“To live my life as a human being, nothing is more important than being able to express myself.”
How would it feel to live in a world where you can’t express yourself? In The Reason I Jump, a documentary-style movie based on a book by Naoki Higashida, you can see the lives of five remarkable young people, who are also non-verbal (or non-speaking) individuals with autism, on how they find their places in this noisy, lively, overwhelming world. This movie serves as an open window for a peek into the world of autism, taking everyone on a roller coaster ride on the ups and downs, denial and acceptance, struggles and joys, in this journey searching for acceptance of neurodivergent individuals.
Why is it interesting?
The movie shows some of the typical features or experience of individuals with autism:
- Being Non-verbal
Do you know that about one third of children with autism are non-verbals (Rose et al., 2016)? Non-verbals refer to individuals that are unable to speak, who would need to rely on other means of communication.
- Hypersensitivity challenges:
This experience is exquisitely captured through the amazing cinematography of the movie. Many individuals with autism are sensitive towards various stimuli, for example, loud sounds, tactiles or visual stimuli (Baum et al., 2015). Individuals with autism experience the world in a different way, and this may provide some explanation on their behaviours, for example self-stimulating behaviours. This sensitivity may also cause fear, as some experience stimuli of the surroundings more intensely than others.
- Self-Stimulatory (Stimming) Behaviours
“Why is the boy/girl flapping their hands?”
“Why is s/he making these odd sounds?”
These might be some common questions people have when encountering children or individuals with autism. Self-stimulating behaviours, or stimming behaviours, are behaviours that provide stimulation and comfort.
- Building friendships
Contrary to popular belief, friendships can be formed without any talks. The movie depicts a unique bond of friendship between two individuals with autism, that can be a common experience among non-verbals. Even though they are unable to communicate verbally, the bond they have formed between them is not in any way less than a typical friendship.
- Rejection, Discrimination & Stereotypes
Can you imagine being rejected and discriminated against just because you are being yourself?

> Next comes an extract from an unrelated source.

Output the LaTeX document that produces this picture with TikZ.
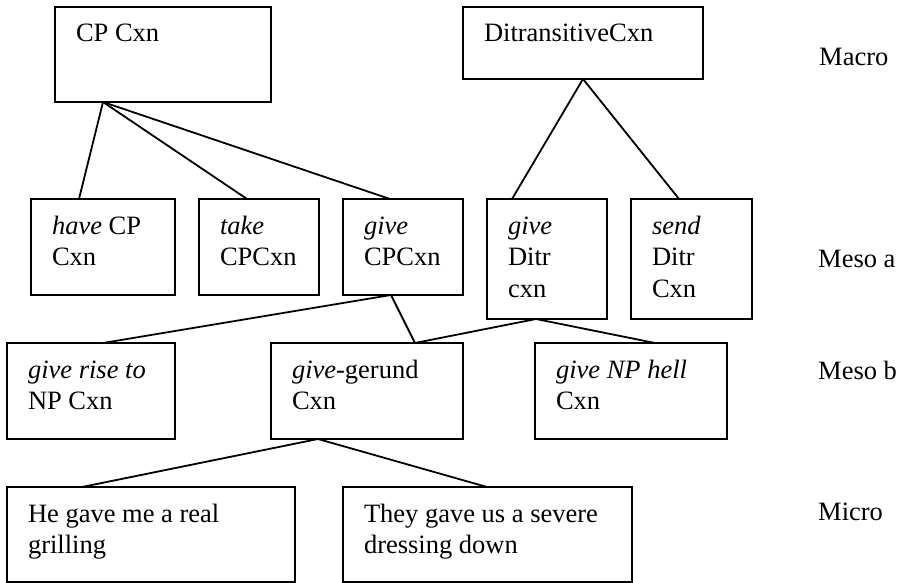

Unfortunately, the autism community is no stranger with the experiences of rejection, discrimination and stereotype. The movie (excellently) conveyed these experiences via stories of the characters who are deemed to be cursed or “possessed by demons” who have to fight for basic rights such as proper/adequate education, who prefer to connect with nature over people, because it never judges.
This is why we at EAP, do what we do.
To provide world-class services that support individuals with Autism and their families in leading fulfilling lives.
To make the world a more welcoming place, and to make life a little better for those on the spectrum
And this is why advocating and raising awareness and acceptance on autism are important.
It is not just about knowing more. It is about less hurtful comments, less bullying cases.
It is about access to fair opportunities, changing school policies, bringing a life-changing impact to the whole community.
Ultimately, it is about embracing diversity, it is about creating an inclusive world.
We are thankful for a movie like The Reason I Jump.
For showing us a different way of life.
For teaching us to be compassionate.
For telling us that the experience of life comes in many forms, and all is worth appreciation and respect.
Baum, S. H., Stevenson, R. A., & Wallace, M. T. (2015). Behavioral, perceptual, and neural alterations in sensory and multisensory function in autism spectrum disorder. Progress in neurobiology, 134, 140-160.
Rose, V., Trembath, D., Keen, D., & Paynter, J. (2016). The proportion of minimally verbal children with autism spectrum disorder in a community‐based early intervention programme. Journal of Intellectual Disability Research, 60(5), 464-477.